"""
PyTorch Dataset for medaCy sequences.
"""
import torch
from torch.utils.data import Dataset
class SequencesDataset(Dataset):
"""Dataset to make preprocessing and batching easier.
:ivar device: PyTorch device to use.
:ivar sequences: Sequences for the dataset.
:ivar sequence_labels: True labels for sequences.
:ivar o_label: Encoding for O label.
:ivar x_label: Encoding for X label.
"""
def __init__(self, device, sequences, sequence_labels, o_label, x_label):
"""Initialize dataset.
:param device: PyTorch device to use.
:param sequences: Sequences for the dataset.
:param sequence_labels: True labels for sequences.
:param o_label: Encoding for O label.
:param x_label: Encoding for X label.
"""
self.device = device
self.sequences = sequences
self.sequence_labels = sequence_labels
self.o_label = o_label
self.x_label = x_label
def __len__(self):
"""Number of sequences"""
return len(self.sequences)
def collate(self, samples):
"""Return batch of sequences with each padded to be the length of the longest sequence in
the batch, the proper attention mask, and the true labels.
:param samples: Batch of sequences.
:return: Sequences, attention masks, and labels.
"""
# Find length of longest sequence
max_length = max([len(sample[0]) for sample in samples])
collated_samples = {
'sequences': [],
'masks': [],
'labels': []
}
for sample in samples:
sequence, labels = sample
labels = labels.tolist() # Convert from Tensor to list
sequence = sequence.copy() # Clone sequence to avoid mutation
padding_length = max_length - len(sequence)
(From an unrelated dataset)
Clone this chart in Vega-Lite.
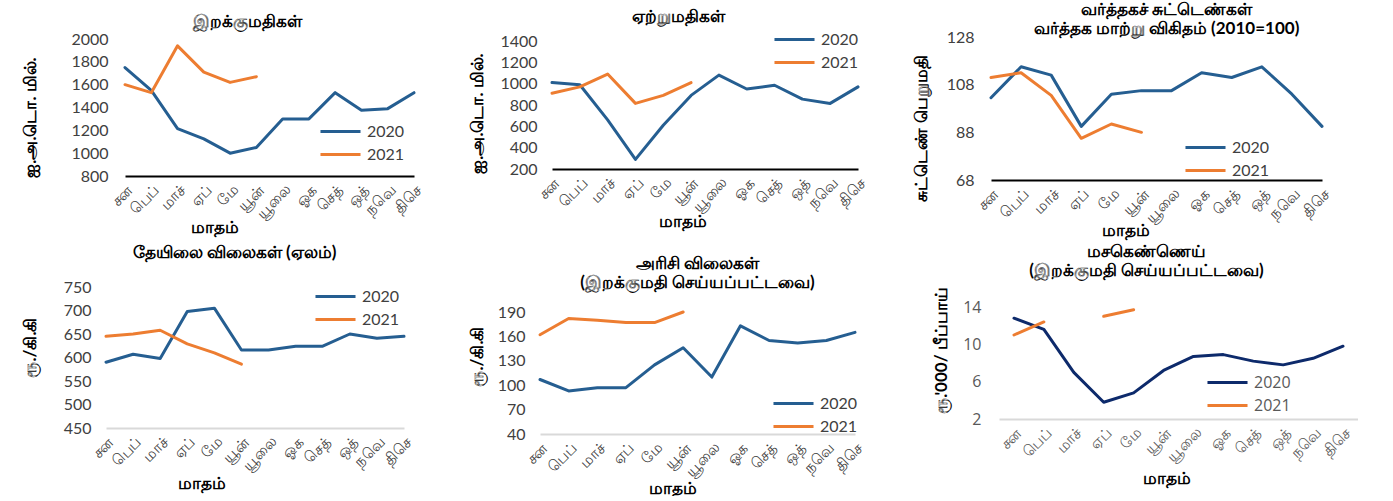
{
  "$schema": "https://vega.github.io/schema/vega-lite/v6.json",
  "autosize": {"type": "pad"},
  "padding": {"left": 20, "top": 0, "right": 0, "bottom": 0},
  "background": "white",
  "datasets": {
    "imp": [
      {"m":"சன","y":"2020","v":1750},{"m":"பெப்","y":"2020","v":1550},{"m":"மாச்","y":"2020","v":1215},{"m":"ஏப்","y":"2020","v":1125},{"m":"மே","y":"2020","v":1000},{"m":"யூன்","y":"2020","v":1050},{"m":"யூலை","y":"2020","v":1300},{"m":"ஓக","y":"2020","v":1300},{"m":"செத்","y":"2020","v":1530},{"m":"ஒத்","y":"2020","v":1375},{"m":"நவெ","y":"2020","v":1390},{"m":"திசெ","y":"2020","v":1530},
      {"m":"சன","y":"2021","v":1600},{"m":"பெப்","y":"2021","v":1530},{"m":"மாச்","y":"2021","v":1940},{"m":"ஏப்","y":"2021","v":1710},{"m":"மே","y":"2021","v":1620},{"m":"யூன்","y":"2021","v":1670}
    ],
    "exp": [
      {"m":"சன","y":"2020","v":1010},{"m":"பெப்","y":"2020","v":990},{"m":"மாச்","y":"2020","v":660},{"m":"ஏப்","y":"2020","v":290},{"m":"மே","y":"2020","v":610},{"m":"யூன்","y":"2020","v":890},{"m":"யூலை","y":"2020","v":1080},{"m":"ஓக","y":"2020","v":950},{"m":"செத்","y":"2020","v":985},{"m":"ஒத்","y":"2020","v":855},{"m":"நவெ","y":"2020","v":815},{"m":"திசெ","y":"2020","v":970},
      {"m":"சன","y":"2021","v":910},{"m":"பெப்","y":"2021","v":970},{"m":"மாச்","y":"2021","v":1090},{"m":"ஏப்","y":"2021","v":815},{"m":"மே","y":"2021","v":890},{"m":"யூன்","y":"2021","v":1010}
    ],
    "tot": [
      {"m":"சன","y":"2020","v":102.5},{"m":"பெப்","y":"2020","v":115.5},{"m":"மாச்","y":"2020","v":112},{"m":"ஏப்","y":"2020","v":90.5},{"m":"மே","y":"2020","v":104},{"m":"யூன்","y":"2020","v":105.5},{"m":"யூலை","y":"2020","v":105.5},{"m":"ஓக","y":"2020","v":113},{"m":"செத்","y":"2020","v":111},{"m":"ஒத்","y":"2020","v":115.5},{"m":"நவெ","y":"2020","v":104},{"m":"திசெ","y":"2020","v":90.5},
      {"m":"சன","y":"2021","v":111},{"m":"பெப்","y":"2021","v":113},{"m":"மாச்","y":"2021","v":103.5},{"m":"ஏப்","y":"2021","v":85.5},{"m":"மே","y":"2021","v":91.5},{"m":"யூன்","y":"2021","v":88}
    ],
    "tea": [
      {"m":"சன","y":"2020","v":590},{"m":"பெப்","y":"2020","v":607},{"m":"மாச்","y":"2020","v":598},{"m":"ஏப்","y":"2020","v":698},{"m":"மே","y":"2020","v":705},{"m":"யூன்","y":"2020","v":616},{"m":"யூலை","y":"2020","v":616},{"m":"ஓக","y":"2020","v":624},{"m":"செத்","y":"2020","v":624},{"m":"ஒத்","y":"2020","v":650},{"m":"நவெ","y":"2020","v":641},{"m":"திசெ","y":"2020","v":645},
      {"m":"சன","y":"2021","v":645},{"m":"பெப்","y":"2021","v":650},{"m":"மாச்","y":"2021","v":658},{"m":"ஏப்","y":"2021","v":629},{"m":"மே","y":"2021","v":610},{"m":"யூன்","y":"2021","v":586}
    ],
    "rice": [
      {"m":"சன","y":"2020","v":107},{"m":"பெப்","y":"2020","v":93},{"m":"மாச்","y":"2020","v":97},{"m":"ஏப்","y":"2020","v":97},{"m":"மே","y":"2020","v":125},{"m":"யூன்","y":"2020","v":146},{"m":"யூலை","y":"2020","v":110},{"m":"ஓக","y":"2020","v":173},{"m":"செத்","y":"2020","v":155},{"m":"ஒத்","y":"2020","v":152},{"m":"நவெ","y":"2020","v":155},{"m":"திசெ","y":"2020","v":165},
      {"m":"சன","y":"2021","v":162},{"m":"பெப்","y":"2021","v":182},{"m":"மாச்","y":"2021","v":180},{"m":"ஏப்","y":"2021","v":177},{"m":"மே","y":"2021","v":177},{"m":"யூன்","y":"2021","v":190}
    ],
    "oil": [
      {"m":"சன","y":"2020","v":12.8},{"m":"பெப்","y":"2020","v":11.6},{"m":"மாச்","y":"2020","v":7.0},{"m":"ஏப்","y":"2020","v":3.8},{"m":"மே","y":"2020","v":4.8},{"m":"யூன்","y":"2020","v":7.2},{"m":"யூலை","y":"2020","v":8.7},{"m":"ஓக","y":"2020","v":8.9},{"m":"செத்","y":"2020","v":8.2},{"m":"ஒத்","y":"2020","v":7.8},{"m":"நவெ","y":"2020","v":8.5},{"m":"திசெ","y":"2020","v":9.8},
      {"m":"சன","y":"2021","v":11.0},{"m":"பெப்","y":"2021","v":12.4},{"m":"மாச்","y":"2021","v":null},{"m":"ஏப்","y":"2021","v":13.0},{"m":"மே","y":"2021","v":13.7}
    ]
  },
  "bounds": "full",
  "align": "none",
  "spacing": 3,
  "resolve": {"scale": {"color": "independent"}, "legend": {"color": "independent"}},
  "vconcat": [
    {
      "bounds": "full", "spacing": 42,
      "resolve": {"scale": {"color": "independent"}, "legend": {"color": "independent"}},
      "hconcat": [
        {
          "bounds": "full", "spacing": 43,
          "resolve": {"scale": {"color": "independent"}, "legend": {"color": "independent"}},
          "hconcat": [
            {
              "bounds": "full", "spacing": 0,
              "resolve": {"scale": {"color": "independent"}, "legend": {"color": "independent"}},
              "vconcat": [
                {"width": 1, "height": 13, "data": {"values": []}, "mark": "point", "view": {"fill": "transparent", "stroke": null}},
                {
                  "width": 289, "height": 137,
                  "data": {"name": "imp"},
                  "title": {"text": "இறக்குமதிகள்", "dx": -22, "offset": 0},
                  "mark": {"type": "line"},
                  "encoding": {
                    "x": {"field": "m", "type": "ordinal", "sort": ["சன","பெப்","மாச்","ஏப்","மே","யூன்","யூலை","ஓக","செத்","ஒத்","நவெ","திசெ"], "scale": {"type": "point", "padding": 0},
                          "axis": {"title": "மாதம்", "titleX": 89, "titleY": 51, "domainColor": "#000000", "domainWidth": 2}},
                    "y": {"field": "v", "type": "quantitative", "scale": {"domain": [800, 2000], "nice": false, "zero": false},
                          "axis": {"values": [800,1000,1200,1400,1600,1800,2000], "format": "d", "title": "ஐ.அ.டொ.  மில்.", "titleX": -95, "titleY": 78, "labelPadding": 17}},
                    "color": {"field": "y", "type": "nominal", "scale": {"domain": ["2020","2021"], "range": ["#255e91","#ed7d31"]},
                              "legend": {"title": null, "orient": "none", "legendX": 201, "legendY": 78}}
                  }
                }
              ]
            },
            {
              "bounds": "full", "spacing": 0,
              "resolve": {"scale": {"color": "independent"}, "legend": {"color": "independent"}},
              "vconcat": [
                {"width": 1, "height": 8, "data": {"values": []}, "mark": "point", "view": {"fill": "transparent", "stroke": null}},
                {
                  "width": 306, "height": 128,
                  "data": {"name": "exp"},
                  "title": {"text": "ஏற்றுமதிகள்", "dx": -27, "offset": -1},
                  "mark": {"type": "line"},
                  "encoding": {
                    "x": {"field": "m", "type": "ordinal", "sort": ["சன","பெப்","மாச்","ஏப்","மே","யூன்","யூலை","ஓக","செத்","ஒத்","நவெ","திசெ"], "scale": {"type": "point", "padding": 0},
                          "axis": {"title": "மாதம்", "titleX": 130, "titleY": 52, "domainColor": "#000000", "domainWidth": 2}},
                    "y": {"field": "v", "type": "quantitative", "scale": {"domain": [200, 1400], "nice": false, "zero": false},
                          "axis": {"values": [200,400,600,800,1000,1200,1400], "format": "d", "title": "ஐ.அ.டொ.  மில்.", "titleX": -75, "titleY": 72, "labelPadding": 15}},
                    "color": {"field": "y", "type": "nominal", "scale": {"domain": ["2020","2021"], "range": ["#255e91","#ed7d31"]},
                              "legend": {"title": null, "orient": "none", "legendX": 228, "legendY": -16}}
                  }
                }
              ]
            }
          ]
        },
        {
          "bounds": "full", "spacing": 0,
          "resolve": {"scale": {"color": "independent"}, "legend": {"color": "independent"}},
          "vconcat": [
            {"width": 1, "height": 1, "data": {"values": []}, "mark": "point", "view": {"fill": "transparent", "stroke": null}},
            {
              "width": 331, "height": 143,
              "data": {"name": "tot"},
              "title": {"text": ["வர்த்தகச் சுட்டெண்கள்", "வர்த்தக  மாற்று  விகிதம் (2010=100)"], "dx": 10, "offset": -9},
              "mark": {"type": "line"},
              "encoding": {
                "x": {"field": "m", "type": "ordinal", "sort": ["சன","பெப்","மாச்","ஏப்","மே","யூன்","யூலை","ஓக","செத்","ஒத்","நவெ","திசெ"], "scale": {"type": "point", "padding": 0},
                      "axis": {"title": "மாதம்", "titleX": 134, "titleY": 50, "domainColor": "#000000", "domainWidth": 2}},
                "y": {"field": "v", "type": "quantitative", "scale": {"domain": [68, 128], "nice": false, "zero": false},
                      "axis": {"values": [68,88,108,128], "title": "சுட்டெண்  பெறுமதி", "titleX": -70, "titleY": 91, "labelPadding": 17}},
                "color": {"field": "y", "type": "nominal", "scale": {"domain": ["2020","2021"], "range": ["#255e91","#ed7d31"]},
                          "legend": {"title": null, "orient": "none", "legendX": 200, "legendY": 96}}
              }
            }
          ]
        }
      ]
    },
    {
      "bounds": "full", "spacing": 66,
      "resolve": {"scale": {"color": "independent"}, "legend": {"color": "independent"}},
      "hconcat": [
        {
          "bounds": "full", "spacing": 45,
          "resolve": {"scale": {"color": "independent"}, "legend": {"color": "independent"}},
          "hconcat": [
            {
              "bounds": "full", "spacing": 0,
              "resolve": {"scale": {"color": "independent"}, "legend": {"color": "independent"}},
              "vconcat": [
                {"width": 1, "height": 3, "data": {"values": []}, "mark": "point", "view": {"fill": "transparent", "stroke": null}},
                {
                  "width": 279, "height": 141,
                  "data": {"name": "tea"},
                  "title": {"text": "தேயிலை  விலைகள் (ஏலம்)", "dx": -30, "offset": 17},
                  "mark": {"type": "line"},
                  "encoding": {
                    "x": {"field": "m", "type": "ordinal", "sort": ["சன","பெப்","மாச்","ஏப்","மே","யூன்","யூலை","ஓக","செத்","ஒத்","நவெ","திசெ"], "scale": {"type": "point", "padding": 0, "range": [-19, 279]},
                          "axis": {"title": "மாதம்", "titleX": 76, "titleY": 55, "domainColor": "#d9d9d9", "domainWidth": 2}},
                    "y": {"field": "v", "type": "quantitative", "scale": {"domain": [450, 750], "nice": false, "zero": false},
                          "axis": {"values": [450,500,550,600,650,700,750], "title": "ரூ./கி.கி", "titleX": -76, "titleY": 60, "labelPadding": 15, "offset": 19}},
                    "color": {"field": "y", "type": "nominal", "scale": {"domain": ["2020","2021"], "range": ["#255e91","#ed7d31"]},
                              "legend": {"title": null, "orient": "none", "legendX": 196, "legendY": -5}}
                  }
                }
              ]
            },
            {
              "bounds": "full", "spacing": 0,
              "resolve": {"scale": {"color": "independent"}, "legend": {"color": "independent"}},
              "vconcat": [
                {"width": 1, "height": 14, "data": {"values": []}, "mark": "point", "view": {"fill": "transparent", "stroke": null}},
                {
                  "width": 315, "height": 122,
                  "data": {"name": "rice"},
                  "title": {"text": ["அரிசி  விலைகள்", "(இறக்குமதி  செய்யப்பட்டவை)"], "dx": 0, "offset": 12},
                  "mark": {"type": "line"},
                  "encoding": {
                    "x": {"field": "m", "type": "ordinal", "sort": ["சன","பெப்","மாச்","ஏப்","மே","யூன்","யூலை","ஓக","செத்","ஒத்","நவெ","திசெ"], "scale": {"type": "point", "padding": 0},
                          "axis": {"title": "மாதம்", "titleX": 132, "titleY": 54, "domainColor": "#d9d9d9", "domainWidth": 2}},
                    "y": {"field": "v", "type": "quantitative", "scale": {"domain": [40, 190], "nice": false, "zero": false},
                          "axis": {"values": [40,70,100,130,160,190], "title": "ரூ./கி.கி", "titleX": -63, "titleY": 44, "labelPadding": 15}},
                    "color": {"field": "y", "type": "nominal", "scale": {"domain": ["2020","2021"], "range": ["#255e91","#ed7d31"]},
                              "legend": {"title": null, "orient": "none", "legendX": 239, "legendY": 77}}
                  }
                }
              ]
            }
          ]
        },
        {
          "bounds": "full", "spacing": 0,
          "resolve": {"scale": {"color": "independent"}, "legend": {"color": "independent"}},
          "vconcat": [
            {"width": 1, "height": 1, "data": {"values": []}, "mark": "point", "view": {"fill": "transparent", "stroke": null}},
            {
              "width": 359, "height": 112,
              "data": {"name": "oil"},
              "title": {"text": ["மசகெண்ணெய்", "(இறக்குமதி  செய்யப்பட்டவை)"], "dx": -32, "offset": 5},
              "mark": {"type": "line"},
              "encoding": {
                "x": {"field": "m", "type": "ordinal", "sort": ["சன","பெப்","மாச்","ஏப்","மே","யூன்","யூலை","ஓக","செத்","ஒத்","நவெ","திசெ"], "scale": {"type": "point", "padding": 0.5},
                      "axis": {"title": "மாதம்", "titleX": 167, "titleY": 59, "domainColor": "#d9d9d9", "domainWidth": 2, "labelColor": "#595959"}},
                "y": {"field": "v", "type": "quantitative", "scale": {"domain": [2, 14], "nice": false, "zero": false},
                      "axis": {"values": [2,6,10,14], "title": "ரூ.'000/  பீப்பாய்", "titleX": -58, "titleY": 43, "labelPadding": 18, "labelColor": "#595959", "labelFont": "Open Sans"}},
                "color": {"field": "y", "type": "nominal", "scale": {"domain": ["2020","2021"], "range": ["#0d2a6b","#ed7d31"]},
                          "legend": {"title": null, "orient": "none", "legendX": 214, "legendY": 61, "labelColor": "#595959", "labelFont": "Open Sans"}}
              }
            }
          ]
        }
      ]
    }
  ],
  "config": {
    "view": {"stroke": null},
    "font": "Lato",
    "axis": {"grid": false, "ticks": false, "labelFont": "Lato", "labelFontSize": 16, "labelColor": "#404040",
             "titleFont": "Lato", "titleFontWeight": "bold", "titleFontSize": 17, "titleColor": "#000000",
             "titleAlign": "center", "titleBaseline": "middle"},
    "axisX": {"labelAngle": -45, "labelFontSize": 15, "labelPadding": 6},
    "axisY": {"domain": false},
    "title": {"font": "Lato", "fontSize": 17, "fontWeight": "bold", "color": "#000000", "frame": "group", "anchor": "middle", "lineHeight": 19},
    "legend": {"symbolType": "M-1.54,0H1.54", "symbolSize": 676, "symbolStrokeWidth": 3, "labelFont": "Lato", "labelFontSize": 16, "labelColor": "#404040", "labelOffset": 12, "rowPadding": 0},
    "line": {"strokeWidth": 3, "strokeCap": "round", "strokeJoin": "round"}
  }
}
# Create mask where item is 1 if label is not X and 0 if it is
# Always make first and last item 1 because they should be the special tokens
attention_mask = [int(label != self.x_label) for label in labels]
attention_mask[0] = 1
attention_mask[-1] = 1
# Pad sequence, mask, and labels
sequence.extend([0] * padding_length)
attention_mask.extend([0] * padding_length)
labels.extend([self.o_label] * padding_length)
collated_samples['sequences'].append(sequence)
collated_samples['masks'].append(attention_mask)
collated_samples['labels'].append(labels)
# Convert final three lists into tensors before returning
return [torch.tensor(x, device=self.device) for x in collated_samples.values()]
def __getitem__(self, idx):
"""Return sequence with labels"""
return (self.sequences[idx], self.sequence_labels[idx])